◆ Exercise instructions: Give the number of lines that include the word "seaborn", nothing more.

Code that draws figures:

— START —

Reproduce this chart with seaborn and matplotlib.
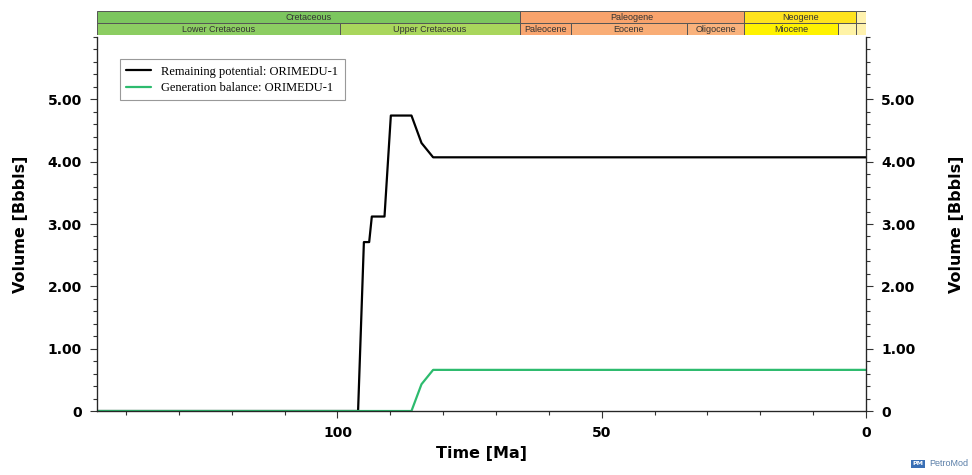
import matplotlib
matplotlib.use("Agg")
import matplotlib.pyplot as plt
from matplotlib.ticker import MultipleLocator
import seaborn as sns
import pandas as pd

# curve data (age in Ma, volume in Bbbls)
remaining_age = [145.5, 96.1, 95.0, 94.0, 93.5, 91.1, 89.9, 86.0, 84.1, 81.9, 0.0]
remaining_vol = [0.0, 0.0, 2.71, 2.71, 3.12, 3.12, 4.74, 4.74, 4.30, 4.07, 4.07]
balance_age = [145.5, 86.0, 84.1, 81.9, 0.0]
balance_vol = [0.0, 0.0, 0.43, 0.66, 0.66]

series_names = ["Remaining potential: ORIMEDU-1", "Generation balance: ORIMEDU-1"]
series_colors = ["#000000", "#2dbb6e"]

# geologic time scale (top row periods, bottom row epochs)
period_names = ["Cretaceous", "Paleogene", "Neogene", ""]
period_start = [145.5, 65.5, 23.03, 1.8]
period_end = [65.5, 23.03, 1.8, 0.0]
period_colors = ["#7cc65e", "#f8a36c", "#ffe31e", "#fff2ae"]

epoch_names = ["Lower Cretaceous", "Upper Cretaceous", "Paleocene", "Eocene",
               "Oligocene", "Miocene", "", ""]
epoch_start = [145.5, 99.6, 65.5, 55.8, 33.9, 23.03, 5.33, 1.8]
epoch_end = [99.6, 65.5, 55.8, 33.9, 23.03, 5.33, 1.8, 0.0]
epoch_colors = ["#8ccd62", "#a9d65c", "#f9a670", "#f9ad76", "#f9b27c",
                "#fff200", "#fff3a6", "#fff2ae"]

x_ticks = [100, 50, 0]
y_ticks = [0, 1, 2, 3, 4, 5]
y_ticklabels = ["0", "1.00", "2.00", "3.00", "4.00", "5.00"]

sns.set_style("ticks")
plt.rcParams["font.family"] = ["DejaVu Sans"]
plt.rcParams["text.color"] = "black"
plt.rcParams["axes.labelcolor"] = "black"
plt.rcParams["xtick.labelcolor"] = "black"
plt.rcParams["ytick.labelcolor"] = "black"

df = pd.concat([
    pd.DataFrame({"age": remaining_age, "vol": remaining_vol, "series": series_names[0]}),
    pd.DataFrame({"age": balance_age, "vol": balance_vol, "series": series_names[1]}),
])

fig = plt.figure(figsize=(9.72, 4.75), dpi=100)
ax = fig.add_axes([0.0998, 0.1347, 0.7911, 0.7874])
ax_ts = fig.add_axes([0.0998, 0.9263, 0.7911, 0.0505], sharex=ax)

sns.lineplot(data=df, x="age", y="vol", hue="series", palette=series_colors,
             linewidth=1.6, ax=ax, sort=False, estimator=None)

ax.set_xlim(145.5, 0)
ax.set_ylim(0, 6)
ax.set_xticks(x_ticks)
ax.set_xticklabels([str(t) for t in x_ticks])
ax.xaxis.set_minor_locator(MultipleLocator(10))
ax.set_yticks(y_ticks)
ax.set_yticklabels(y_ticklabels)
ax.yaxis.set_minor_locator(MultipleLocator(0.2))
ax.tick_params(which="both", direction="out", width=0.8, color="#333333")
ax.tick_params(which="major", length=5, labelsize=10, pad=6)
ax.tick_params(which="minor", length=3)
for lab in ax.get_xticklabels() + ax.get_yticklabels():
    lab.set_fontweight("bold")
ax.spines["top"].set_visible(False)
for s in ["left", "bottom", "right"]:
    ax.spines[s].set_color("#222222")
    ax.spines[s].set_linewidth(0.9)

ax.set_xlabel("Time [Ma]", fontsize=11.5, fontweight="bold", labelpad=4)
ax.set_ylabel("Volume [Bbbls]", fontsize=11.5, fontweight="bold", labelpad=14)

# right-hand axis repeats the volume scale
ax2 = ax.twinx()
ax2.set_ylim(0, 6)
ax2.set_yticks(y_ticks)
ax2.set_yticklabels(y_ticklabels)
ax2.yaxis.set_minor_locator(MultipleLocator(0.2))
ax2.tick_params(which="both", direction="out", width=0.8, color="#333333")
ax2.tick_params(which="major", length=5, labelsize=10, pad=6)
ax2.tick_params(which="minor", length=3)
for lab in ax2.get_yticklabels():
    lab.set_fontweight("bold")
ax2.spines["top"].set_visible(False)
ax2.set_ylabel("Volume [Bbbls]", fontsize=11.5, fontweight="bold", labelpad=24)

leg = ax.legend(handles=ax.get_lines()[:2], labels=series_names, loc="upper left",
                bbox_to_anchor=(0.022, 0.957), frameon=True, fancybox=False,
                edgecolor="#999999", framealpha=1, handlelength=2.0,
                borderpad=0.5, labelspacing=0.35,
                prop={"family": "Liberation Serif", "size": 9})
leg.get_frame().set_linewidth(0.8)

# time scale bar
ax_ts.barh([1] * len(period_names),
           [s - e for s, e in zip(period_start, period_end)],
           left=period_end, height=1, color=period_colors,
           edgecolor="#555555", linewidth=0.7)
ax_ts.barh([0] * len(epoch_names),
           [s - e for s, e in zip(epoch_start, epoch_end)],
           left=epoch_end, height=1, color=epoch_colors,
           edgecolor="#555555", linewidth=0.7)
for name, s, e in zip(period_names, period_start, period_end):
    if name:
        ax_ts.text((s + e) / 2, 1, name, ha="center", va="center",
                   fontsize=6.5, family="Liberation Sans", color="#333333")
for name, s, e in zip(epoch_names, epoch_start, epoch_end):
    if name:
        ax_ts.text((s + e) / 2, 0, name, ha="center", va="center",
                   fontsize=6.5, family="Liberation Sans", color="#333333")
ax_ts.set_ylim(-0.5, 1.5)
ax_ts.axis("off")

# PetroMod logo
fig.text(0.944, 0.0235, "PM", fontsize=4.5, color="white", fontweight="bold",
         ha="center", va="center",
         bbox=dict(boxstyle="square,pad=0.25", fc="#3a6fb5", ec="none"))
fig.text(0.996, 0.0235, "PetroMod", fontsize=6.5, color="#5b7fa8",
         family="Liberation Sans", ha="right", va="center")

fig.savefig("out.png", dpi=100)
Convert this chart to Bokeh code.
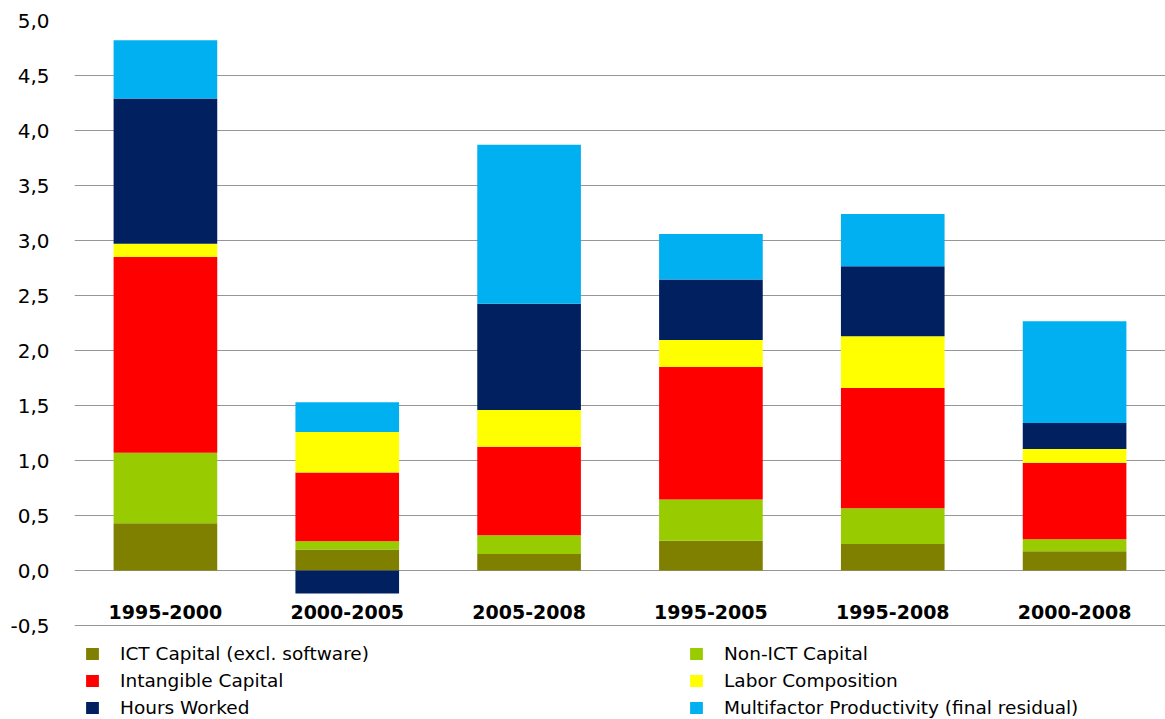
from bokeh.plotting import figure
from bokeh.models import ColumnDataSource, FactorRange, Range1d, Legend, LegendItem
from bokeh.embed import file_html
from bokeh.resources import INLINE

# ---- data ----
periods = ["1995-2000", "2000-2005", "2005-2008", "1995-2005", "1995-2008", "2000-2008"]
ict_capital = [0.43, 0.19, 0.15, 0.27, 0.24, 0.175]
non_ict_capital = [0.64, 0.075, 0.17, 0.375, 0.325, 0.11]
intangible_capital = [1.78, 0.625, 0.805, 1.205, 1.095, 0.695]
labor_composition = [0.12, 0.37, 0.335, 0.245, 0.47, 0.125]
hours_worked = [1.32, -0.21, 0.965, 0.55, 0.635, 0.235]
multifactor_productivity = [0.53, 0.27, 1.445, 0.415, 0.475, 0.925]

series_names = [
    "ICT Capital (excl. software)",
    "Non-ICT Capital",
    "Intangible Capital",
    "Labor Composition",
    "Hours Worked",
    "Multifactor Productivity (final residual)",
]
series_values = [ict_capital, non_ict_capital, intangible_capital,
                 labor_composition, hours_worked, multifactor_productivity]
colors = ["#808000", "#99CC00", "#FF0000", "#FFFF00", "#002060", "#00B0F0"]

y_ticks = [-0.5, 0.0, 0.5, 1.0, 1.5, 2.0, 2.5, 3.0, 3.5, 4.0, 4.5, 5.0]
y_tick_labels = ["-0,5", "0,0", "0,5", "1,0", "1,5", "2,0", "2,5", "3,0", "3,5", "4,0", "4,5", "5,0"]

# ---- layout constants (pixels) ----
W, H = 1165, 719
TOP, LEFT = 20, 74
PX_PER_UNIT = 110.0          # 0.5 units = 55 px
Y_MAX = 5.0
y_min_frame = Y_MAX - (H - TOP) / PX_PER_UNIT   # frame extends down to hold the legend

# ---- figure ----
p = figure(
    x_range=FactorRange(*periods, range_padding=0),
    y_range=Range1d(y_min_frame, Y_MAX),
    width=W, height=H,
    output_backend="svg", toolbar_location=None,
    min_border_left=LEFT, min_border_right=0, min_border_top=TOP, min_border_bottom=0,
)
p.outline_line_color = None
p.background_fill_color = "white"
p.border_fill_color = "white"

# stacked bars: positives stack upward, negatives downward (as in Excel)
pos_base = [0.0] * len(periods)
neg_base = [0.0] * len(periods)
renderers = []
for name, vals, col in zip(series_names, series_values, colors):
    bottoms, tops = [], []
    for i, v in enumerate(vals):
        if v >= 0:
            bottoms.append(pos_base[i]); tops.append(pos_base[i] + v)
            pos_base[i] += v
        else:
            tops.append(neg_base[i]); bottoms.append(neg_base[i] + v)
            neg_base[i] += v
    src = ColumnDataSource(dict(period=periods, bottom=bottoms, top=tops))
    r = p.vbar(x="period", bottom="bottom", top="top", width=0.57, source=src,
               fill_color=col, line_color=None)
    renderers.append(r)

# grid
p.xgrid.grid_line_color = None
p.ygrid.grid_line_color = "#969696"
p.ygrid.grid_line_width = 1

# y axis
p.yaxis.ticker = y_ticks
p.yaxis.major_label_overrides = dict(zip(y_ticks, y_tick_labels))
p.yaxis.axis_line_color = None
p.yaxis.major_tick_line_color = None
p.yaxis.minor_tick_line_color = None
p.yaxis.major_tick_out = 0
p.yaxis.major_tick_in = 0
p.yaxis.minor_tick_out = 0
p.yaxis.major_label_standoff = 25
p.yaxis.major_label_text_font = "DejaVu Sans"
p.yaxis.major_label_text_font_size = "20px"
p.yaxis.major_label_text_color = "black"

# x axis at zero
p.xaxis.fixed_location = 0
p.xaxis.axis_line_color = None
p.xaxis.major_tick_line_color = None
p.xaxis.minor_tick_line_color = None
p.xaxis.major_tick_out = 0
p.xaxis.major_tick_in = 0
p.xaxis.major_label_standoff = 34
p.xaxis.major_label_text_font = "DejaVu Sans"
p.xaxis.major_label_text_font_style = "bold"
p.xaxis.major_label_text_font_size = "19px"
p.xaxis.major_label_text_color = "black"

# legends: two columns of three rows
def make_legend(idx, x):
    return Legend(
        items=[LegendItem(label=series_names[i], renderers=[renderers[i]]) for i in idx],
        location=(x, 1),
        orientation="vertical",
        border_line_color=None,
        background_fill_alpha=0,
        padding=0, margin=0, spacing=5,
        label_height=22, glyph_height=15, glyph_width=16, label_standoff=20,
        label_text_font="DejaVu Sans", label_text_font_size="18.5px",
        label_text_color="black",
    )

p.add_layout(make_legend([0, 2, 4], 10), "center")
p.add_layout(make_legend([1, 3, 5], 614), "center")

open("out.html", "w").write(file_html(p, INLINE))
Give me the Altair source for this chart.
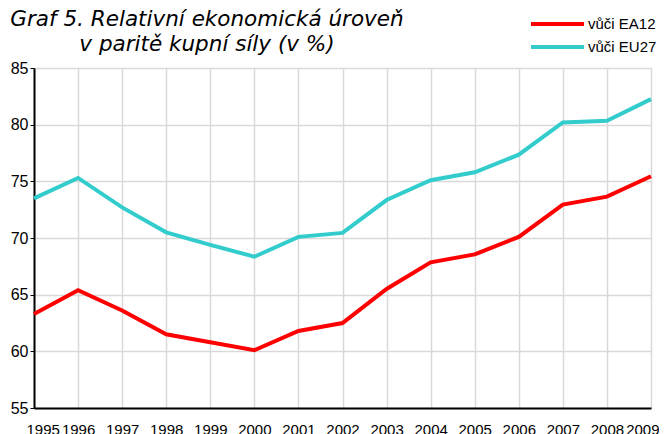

— END —

◆ Reply: 2